Can God Help Me Stop Being Sexually Attracted to Other Men?

Hello, Dr. Olson,

I am a thirty-yearold man who only recently realized that I am gay. I come from a very, very conservative Christian background, so every sense of being attracted to other boys was shut down until recently when I met a guy who rocked me deeply to my core. I have come out to a few family members who’ve told me that Satan has found a breach in my soul and entered, and he is now trying to destroy me and my family. I am reading the Bible and praying that God can change me, but I know deep down that I don’t want it to work. Do you think that I can be changed?

First let me say that I cannot counsel you about your religion, but what I can tell you is that dealing with the conflict between religion and sexual orientation is often the most difficult issue we must confront. Fortunately, one of the advantages of growing older is that we can think for ourselves.

As we grow older, we begin to recognize that reality is not as black and white as it once seemed, and we recognize nuance and ambiguity where we didn’t see it before. Our capacity for rational thought allows us to deconstruct our old value system and reconstruct a new one based on a broader range of information and experience.

But many religions don’t allow such freedom of thought. Most religions are based on dogma, a set of principles laid down by an authority as incontrovertibly true. In other words, when a dogma proclaims absolutes of right or wrong, someone else has done your thinking for you. Faith groups determine religious truths from the content of their holy books; Christians look to the Bible, Jews study the Torah, and Muslims use the Qur’an, but these “truths” are often interpreted differently by different people.

When you wrote that you have been taught that same-sex attractions are because “Satan found a breach in my soul and he entered” and he’s now creating this turmoil for you, this confusion is created because of a struggle between who you believe you are and the dogma you were taught. This conflict is between who you believe you are and who someone else says that you are. But you have the power to examine this and decide whether to adopt the dogma as your personal belief. Many religions discourage this kind of independent thinking. For this reason, many LGBT people have abandoned their religion.

I was raised a Lutheran, always expected to be a Lutheran, and never questioned what I had been taught. We prayed the Apostles’ Creed, but as I matured, I began to feel I had to skip over some prayers that followed the words “I believe.” No matter how I tried, I just couldn’t make myself believe some of those words. Being unable to deal with that conflict, I withdrew from the church, but I came back to a church when I found one that said, “We don’t do dogma!” What a refreshing idea that was; I could be involved but without being told what I must believe.

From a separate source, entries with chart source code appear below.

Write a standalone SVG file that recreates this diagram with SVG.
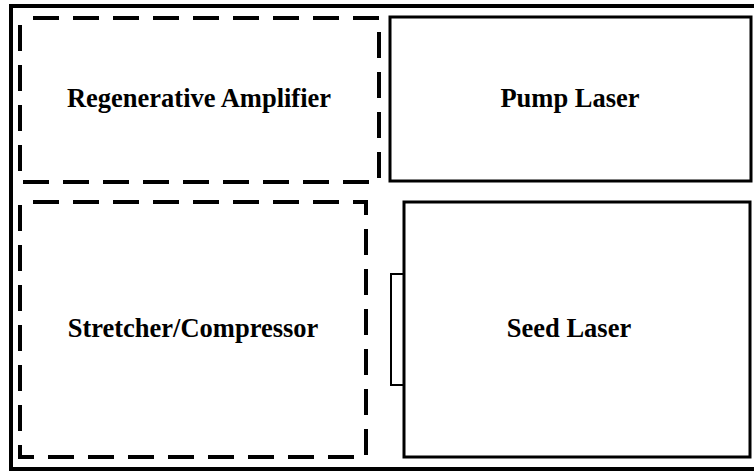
<svg xmlns="http://www.w3.org/2000/svg" width="754" height="473" viewBox="0 0 754 473">
<style>
.frame{fill:none;stroke:#000;stroke-width:4}
.dash{fill:none;stroke:#000;stroke-width:4;stroke-dasharray:26 14;stroke-dashoffset:27}
.box{fill:none;stroke:#000;stroke-width:3}
.tab{fill:none;stroke:#000;stroke-width:2}
.lbl{font-family:"Liberation Serif","Times New Roman",serif;font-weight:bold;font-size:26.5px;fill:#000;text-anchor:middle}
</style>
<rect width="754" height="473" fill="#fff"/>
<rect class="frame" x="11" y="6" width="752" height="463"/>
<g id="regenerative-amplifier">
<rect class="dash" x="20" y="18" width="359" height="164"/>
<text class="lbl" x="199" y="107">Regenerative Amplifier</text>
</g>
<g id="pump-laser">
<rect class="box" x="390" y="17" width="361" height="164"/>
<text class="lbl" x="570" y="107">Pump Laser</text>
</g>
<g id="stretcher-compressor">
<rect class="dash" x="20" y="202" width="346" height="255"/>
<text class="lbl" x="193" y="337">Stretcher/Compressor</text>
</g>
<g id="seed-laser">
<rect class="box" x="404" y="202" width="346" height="255"/>
<rect class="tab" x="391" y="274" width="13" height="111"/>
<text class="lbl" x="569" y="337">Seed Laser</text>
</g>
<g id="connectors"></g>
</svg>
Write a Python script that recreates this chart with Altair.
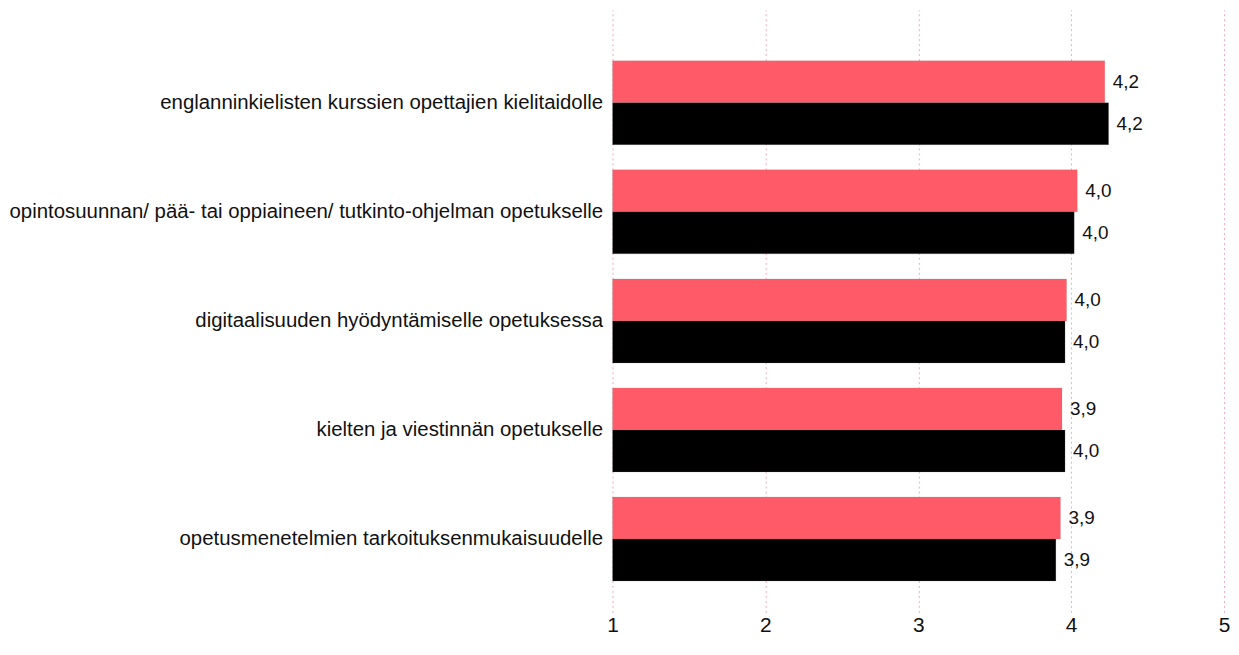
import altair as alt
import pandas as pd

categories = [
    "englanninkielisten kurssien opettajien kielitaidolle",
    "opintosuunnan/ pää- tai oppiaineen/ tutkinto-ohjelman opetukselle",
    "digitaalisuuden hyödyntämiselle opetuksessa",
    "kielten ja viestinnän opetukselle",
    "opetusmenetelmien tarkoituksenmukaisuudelle",
]
series_names = ["Sarja 1", "Sarja 2"]
series1_values = [4.22, 4.04, 3.97, 3.94, 3.93]
series2_values = [4.245, 4.02, 3.96, 3.96, 3.90]
x_ticks = [1, 2, 3, 4, 5]
colors = ["#FF5A67", "#000000"]

rows = []
for c, a, b in zip(categories, series1_values, series2_values):
    rows.append({"kategoria": c, "sarja": series_names[0], "arvo": a})
    rows.append({"kategoria": c, "sarja": series_names[1], "arvo": b})
df = pd.DataFrame(rows)

FONT = "Liberation Sans"

y_scale = alt.Scale(paddingInner=0.23, paddingOuter=0.377, align=0.62)
x_scale = alt.Scale(domain=[1, 5], zero=False, nice=False)
off_scale = alt.Scale(paddingInner=0, paddingOuter=0)

y_axis = alt.Axis(
    title=None, domain=False, ticks=False, grid=False, labelPadding=10,
    labelFontSize=20.5, labelColor="#111111", labelFont=FONT, labelLimit=800,
)
x_axis = alt.Axis(
    title=None, values=x_ticks, format="d", domain=False, ticks=False,
    labelPadding=2, labelFontSize=21, labelColor="#111111", labelFont=FONT,
    labelFlush=False,
    grid=True, gridColor="#F3A8BC", gridDash=[2, 3], gridWidth=1,
)

base = alt.Chart(df)
bars = base.mark_bar(stroke="#888888", strokeWidth=0.4, strokeOpacity=0.5).encode(
    y=alt.Y("kategoria:N", sort=categories, scale=y_scale, axis=y_axis),
    yOffset=alt.YOffset("sarja:N", sort=series_names, scale=off_scale),
    x=alt.X("arvo:Q", scale=x_scale, axis=x_axis),
    x2=alt.datum(1),
    color=alt.Color("sarja:N", sort=series_names,
                    scale=alt.Scale(domain=series_names, range=colors), legend=None),
)
labels = base.transform_calculate(
    teksti="replace(format(datum.arvo, '.1f'), '.', ',')"
).mark_text(align="left", baseline="middle", dx=8, fontSize=19, font=FONT, color="#111111").encode(
    y=alt.Y("kategoria:N", sort=categories, scale=y_scale, axis=y_axis),
    yOffset=alt.YOffset("sarja:N", sort=series_names, scale=off_scale),
    x=alt.X("arvo:Q", scale=x_scale, axis=x_axis),
    text="teksti:N",
)

chart = (
    alt.layer(bars, labels)
    .properties(
        width=615, height=606,
        background="white",
        autosize=alt.AutoSizeParams(type="none"),
        padding={"left": 608, "top": 0, "right": 7, "bottom": 27},
    )
    .configure_view(stroke="transparent", strokeWidth=0)
)

chart.save("out.html", embed_options={"renderer": "svg", "actions": False})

Seeing as you were raised with a “very, very conservative Christian background,” I feel finding resolution to this conflict is central to resolving this anxiety you are feeling, and if you resolve it, the course you need to take will become obvious. The task is further complicated by the fact that you are surrounded by people you love who are not questioning this dogma. And even if you shed the dogma, those you care about likely will not shed it, no matter what you say to them. Then it becomes a question of whom do you satisfy: your loved ones or yourself? Therein lies the risk.

Most of us who are gay don’t feel like the abomination that others tell us we are. We feel like we are good people who just see the world a bit differently. Believing we are sinful as the dogma declares creates much of the guilt and shame about who we are. Without resolving this issue, the shame and guilt will continue to control the way you see yourself.

I cannot resolve this for you. What I can tell you is that not all religions are dominated by such rigid definitions of right and wrong, and you don’t need to give up being a Christian (or a Jew or a Muslim or any other religious follower).

Many religions will preach that they have the only truth and any departure from their dogma is sinful. They try to maintain an iron fist over your spiritual beliefs. The church I attend says “God is still speaking,” suggesting that not all truths have been revealed.

The question is whether you can step away from that belief system. It is my belief that the same-sex attractions you feel are never going to go away. You may try to bury them again as you did for the first thirty plus years of your life, but that is probably not going to happen. The struggle will continue.

You do have a choice about whether to respond to those same-sex attractions, and you may be successful in not responding to them. But you will remain tormented, and during moments of weakness and vulnerability, the struggle will be profoundly difficult.

You will probably never be completely successful in “turning off the gay,” especially now that you have experienced a new sense of authenticity that you had never experienced before.